Annual global production of plastic? Over 800 billion pounds
The Great Pacific Garbage Patch? 600 thousand sq. miles between CA and Hawaii, roughly 1.8 trillion plastic shards
Greatest polluters? North Americans produce 500 lbs. of plastic waste a year, twice as much as the average European, 16 times as much as the average Indian
National Sword? the 2017 policy whereby China refused imports of “foreign garbage,” leaving the west with plastic they couldn’t get rid of
Largest producers of plastic? The fossil fuel industry. “Exxon Mobil, the world’s fourth largest oil company is also the largest producer of virgin polymers.”
“A Trillion Little Pieces,” by Elizabeth Kolbert, New Yorker, 7/3/23, 24-27.
If the reader feels like I do–drowning in plastic crap that leaches nasty chemicals into our food and ocean–take heart. One woman stands stalwart against the tide. Leticia Padilla, bilingual mother of three young adults and barely five feet tall, could be the patron saint of sustainability. If we all did even half of what she does, there might be hope for humans!
She was initially inspired by Laudato Si’ when she read it in 2015, so it seems appropriate, as we anticipate Pope Francis’ new document on the environment October 4, to see how one family could adjust its lifestyle to reduce their use of single-use plastics. I ask Leticia for the “dummy’s guide,” 5 things any moron could do to reduce plastic pollution. She suggests the Five R’s:
Refuse. The E.P.A recommends we avoid single-use plastic altogether, since the chances of a bottle or bag winding up in landfill or the ocean are high. Before buying anything, Leticia and her family ask questions that might have come from the early Christian abbesses and monks, “Do I really need this? And what do I do with it when I get it home?” She thinks we must speak directly to the producers of items we are purchasing and demand they change. (Why, for instance, must Costco wrap my small jar of face cream in an impenetrable layer of plastic and a huge chunk of cardboard?)
For essentials like groceries, she provides her own containers, buys bulk foods, and saves a fortune. Much of what we pay for is a container we don’t need; the spices in a $5 jar might be worth only 60 cents. She consistently gets off the mailing lists for catalogues and junk mail; even though paper is recyclable, that still takes an industrial process.

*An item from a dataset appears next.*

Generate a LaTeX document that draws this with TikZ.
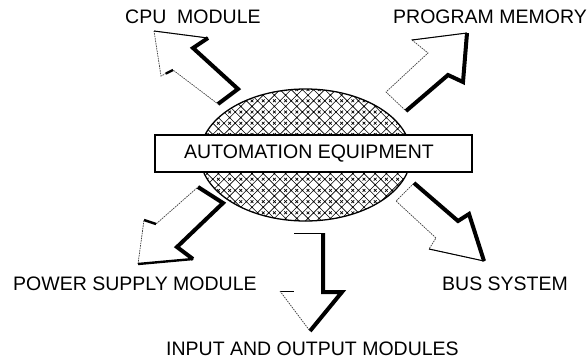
\documentclass[tikz,border=0pt]{standalone}
\usepackage{fontspec}
\setmainfont{Liberation Sans}
\usetikzlibrary{shapes.geometric,calc}

\begin{document}
\begin{tikzpicture}[x=1pt,y=-1pt,
  lbl/.style={font=\fontsize{19.5}{20}\selectfont, inner sep=0pt, anchor=base west},
  lite/.style={draw=black!75, line width=0.7pt, dash pattern=on 1.6pt off 0.9pt},
  heavy/.style={draw=black, line width=4pt, line join=miter, line cap=butt},
  medium/.style={draw=black, line width=2.4pt, line cap=butt},
  edge/.style={draw=black, line width=1pt},
  hatch/.style={draw=black, line width=0.6pt}]
\useasboundingbox (0,0) rectangle (588,362);

% cross-hatched core behind the title box
\def\hs{5.6}
\begin{scope}
  \clip (305.5,155) ellipse [x radius=105.5, y radius=66];
  \foreach \i in {24,...,58} {
    \pgfmathsetmacro\cc{2*\hs*\i}
    \draw[hatch] (\cc-240,240) -- (\cc-70,70);
  }
  \foreach \j in {-4,...,30} {
    \pgfmathsetmacro\cc{2*\hs*\j}
    \draw[hatch] (\cc+70,70) -- (\cc+240,240);
  }
  \foreach \i in {24,...,58} {
    \foreach \j in {-4,...,30} {
      \pgfmathsetmacro\px{\hs*(\i+\j)}
      \pgfmathsetmacro\py{\hs*(\i-\j)}
      \fill (\px,\py) circle[radius=0.9];
    }
    \pgfmathtruncatemacro\js{-4+mod(\i,2)}
    \pgfmathtruncatemacro\jn{\js+2}
    \foreach \j in {\js,\jn,...,30} {
      \pgfmathsetmacro\px{\hs*(\i+\j+1)}
      \pgfmathsetmacro\py{\hs*(\i-\j)}
      \draw[line width=0.7pt] (\px-1.4,\py-1.4) -- (\px+1.4,\py+1.4)
                              (\px-1.4,\py+1.4) -- (\px+1.4,\py-1.4);
    }
  }
\end{scope}
\node[ellipse, draw, line width=1.3pt, minimum width=211pt, minimum height=132pt,
      inner sep=0pt] (hub) at (305.5,155) {};

% arrow to the CPU module
\coordinate (c1) at (154,31);  \coordinate (c2) at (208,38);
\coordinate (c3) at (193,48);  \coordinate (c4) at (238,89);
\coordinate (c5) at (218,104); \coordinate (c6) at (173,70);
\coordinate (c7) at (161,76);
\fill[white] (c1)--(c2)--(c3)--(c4)--(c5)--(c6)--(c7)--cycle;
\draw[lite] (c1)--(c2)--(c3)--(c4)--(c5)--(c6)--(c7)--cycle;
\draw[edge] (c1)--(c2);
\draw[heavy] (c2)--(c3)--(c4)--(c5);
\draw[medium] ($(c7)!0.4!(c6)$) -- (c6);

% arrow to the program memory
\coordinate (p1) at (467,33);  \coordinate (p2) at (463,82);
\coordinate (p3) at (448,75);  \coordinate (p4) at (406,111);
\coordinate (p5) at (386,92);  \coordinate (p6) at (428,53);
\coordinate (p7) at (412,40);
\fill[white] (p1)--(p2)--(p3)--(p4)--(p5)--(p6)--(p7)--cycle;
\draw[lite] (p1)--(p2)--(p3)--(p4)--(p5)--(p6)--(p7)--cycle;
\draw[edge] (p7)--(p1);
\draw[heavy] (p1)--(p2)--(p3)--(p4);

% arrow to the power supply module
\coordinate (s1) at (138,264); \coordinate (s2) at (144,220);
\coordinate (s3) at (156,224); \coordinate (s4) at (198,187);
\coordinate (s5) at (223,203); \coordinate (s6) at (177,247);
\coordinate (s7) at (193,259);
\fill[white] (s1)--(s2)--(s3)--(s4)--(s5)--(s6)--(s7)--cycle;
\draw[lite] (s1)--(s2)--(s3)--(s4)--(s5)--(s6)--(s7)--cycle;
\draw[heavy] (s4)--(s5)--(s6)--(s7);
\draw[medium] (s7)--(s1);
\draw[medium] (s2)--(s3);

% arrow to the bus system
\coordinate (b1) at (414,183); \coordinate (b2) at (458,221);
\coordinate (b3) at (469,214); \coordinate (b4) at (484,261);
\coordinate (b5) at (429,249); \coordinate (b6) at (436,238);
\coordinate (b7) at (396,201);
\fill[white] (b1)--(b2)--(b3)--(b4)--(b5)--(b6)--(b7)--cycle;
\draw[lite] (b1)--(b2)--(b3)--(b4)--(b5)--(b6)--(b7)--cycle;
\draw[edge] (b5)--(b4);
\draw[heavy] (b1)--(b2)--(b3)--(b4);

% arrow to the input and output modules
\coordinate (o1) at (294,233); \coordinate (o2) at (323,233);
\coordinate (o3) at (323,292); \coordinate (o4) at (342,292);
\coordinate (o5) at (310,331); \coordinate (o6) at (280,291);
\coordinate (o7) at (294,291);
\fill[white] (o1)--(o2)--(o3)--(o4)--(o5)--(o6)--(o7)--cycle;
\draw[edge] (o1)--(o2);
\draw[heavy] (o2)--(o3)--(o4)--(o5);
\draw[edge] (o6)--(o7);
\draw[lite] (o6)--(o5);

% title box and labels
\node[draw, line width=1.3pt, fill=white, minimum width=317pt, minimum height=37pt,
      inner sep=0pt] (box) at (313.5,153.5) {};
\node[lbl] (title) at (184,158)  {AUTOMATION EQUIPMENT};
\node[lbl] (cpu)   at (125,23)  {CPU\ \ MODULE};
\node[lbl] (prog)  at (393,23)  {PROGRAM MEMORY};
\node[lbl] (power) at (13,290)  {POWER SUPPLY MODULE};
\node[lbl] (bus)   at (442,290) {BUS SYSTEM};
\node[lbl] (io)    at (166,355) {INPUT AND OUTPUT MODULES};
\end{tikzpicture}
\end{document}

Reduce. Leticia once went a year and a half without buying any personal items (clothes, make-up, accessories, household items). Her husband runs the only green pallet company in California, recycling wood with an electric grinder, making wood chips for ground cover. Unfortunately, there is no meaningful way to recycle plastic; the only way to reduce it is to cut off the sources. Predictably, oil/plastic producing companies lobby intensely against alternatives. But in a bright banner of hope, Leticia is a “gleaner.” At first that sounds like a Biblical term (wasn’t that how Ruth met Boaz?). In California it means ringing doorbells and asking owners for the fruit rotting on their trees: oranges, pears and plums that can go to the food bank. She belongs to the Forestr organization https://www.forestr.org/ that has gleaned over 73,534 lbs. of food. One owner of a huge, 27-year old citrus tree expressed her thanks to the gleaning team, doing a job that would be impossible for an individual. Forestr also starts urban farms, collects litter and develops pocket parks.